Urgently Addressing Climate Change as a Human Rights Issue – Small Island States, Indigenous Peoples, Youth and Faith Perspectives

An event offered by the Geneva Interfaith Forum on Climate Change, Environment and Human Rights (GIF) on the occasion of the 46th Session of the UN Human Rights Council.

a man holds a sign that reads "climate action = human rights" during a climate march in New York, 2019

Friday, 26 March 2021
10:00-11:30 AM Central European Time (CET)

Register here

Climate change is a human rights issue. It is one of the most urgent human rights issues of our time, directly as well as indirectly threatening the enjoyment and realisation of human rights of all. The small island and least developed countries are particularly vulnerable. The Indigenous Peoples, youth and people living in poverty are affected in unequal ways.
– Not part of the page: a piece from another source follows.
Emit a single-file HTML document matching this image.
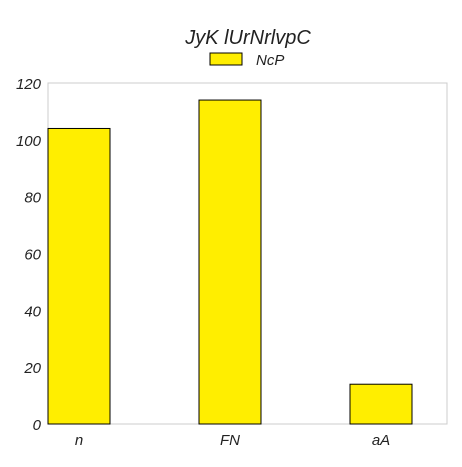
<!DOCTYPE html>
<html><head><meta charset="utf-8"><style>body{margin:0;background:#fff}text{font-family:"Liberation Sans",sans-serif;font-style:italic}</style></head>
<body>
<svg width="462" height="462" id="c">
<text x="248" y="44" font-size="20" text-anchor="middle" fill="#222">JyK lUrNrlvpC</text>
<g><rect x="210" y="53" width="32" height="12" fill="#ffee00" stroke="#000" stroke-width="1"/><text x="256" y="65" font-size="15" fill="#222">NcP</text></g>
<rect x="48" y="83" width="399" height="341" fill="none" stroke="#ccc"/>
<g id="bars"></g><g id="ticks"></g>
</svg>
<script>
const categories=["n","FN","aA"];
const values=[104,114,14];
const yTicks=[0,20,40,60,80,100,120];
const y=v=>424-v/120*341;
const xc=i=>79+i*151;
const svg=document.getElementById('c'),NS="http://www.w3.org/2000/svg";
const bars=document.getElementById('bars'),ticks=document.getElementById('ticks');
values.forEach((v,i)=>{const r=document.createElementNS(NS,'rect');


r.setAttribute('x',xc(i)-31);r.setAttribute('width',62);r.setAttribute('y',y(v));r.setAttribute('height',424-y(v));
r.setAttribute('fill','#ffee00');r.setAttribute('stroke','#000');bars.appendChild(r);
const t=document.createElementNS(NS,'text');


t.setAttribute('x',xc(i));t.setAttribute('y',445);t.setAttribute('font-size','15');t.setAttribute('text-anchor','middle');t.setAttribute('fill','#222');t.textContent=categories[i];ticks.appendChild(t);});
yTicks.forEach(v=>{const t=document.createElementNS(NS,'text');


t.setAttribute('x',41);t.setAttribute('y',y(v)+6);t.setAttribute('font-size','15');t.setAttribute('text-anchor','end');t.setAttribute('fill','#222');t.textContent=v;ticks.appendChild(t);});
</script>
</body></html>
Though the most recent scientific data conclude that climate change is accelerating and demands an urgent and coordinated response, there is as yet no dedicated mechanism at the Human Rights Council (HRC) – the United Nations body responsible for promoting and protecting human rights – that tackles climate change in a holistic, systematic, and consistent manner. Moreover, there is a clear need to strengthen the connection between the HRC and the key international frameworks governing global climate change negotiations.

During the 46th session of the HRC, the Permanent Mission of Bangladesh delivered a statement, on behalf of 53 other states, calling for effective global climate actions in order to promote and protect the human rights of all and calling upon the Council to consider creating a new Special Rapporteur on human rights and climate change. A similar call was also made by the Republic of the Marshall Islands on behalf of the Climate Vulnerable Forum (CVF) during the 44th Session of the HRC in 2020.

This event is organised in conjunction with the 46th Session of the HRC to bring together voices and visions from small island states, Indigenous Peoples, youth, and faith communities with a view to establishing the connections between climate change and human rights as well as sharing information about concrete proposals and initiatives for addressing the human rights impacts of climate change in this context.

Mr Didier Georges, Haiti, Permanent Mission of Haiti to the UN in Geneva
Mr Yves Lador, Switzerland, Earthjustice
Sis Jayanti Kirpalani, United Kingdom, Brahma Kumaris World Spiritual University
Ms Aldonna Purba, Indonesia, Lutheran World Federation Youth voice
Ms Beverly Longid, Philippines, Indigenous Peoples Movement for Self-Determination and Liberation
Rev James Bhagwan, Fiji, Pacific Conference of Churches

Ms Alexandra M Goossens-Ishii, Soka Gakkai International & Geneva Interfaith Forum on Climate Change, Environment and Human Rights (GIF)

The event will include an interactive discussion with the audience.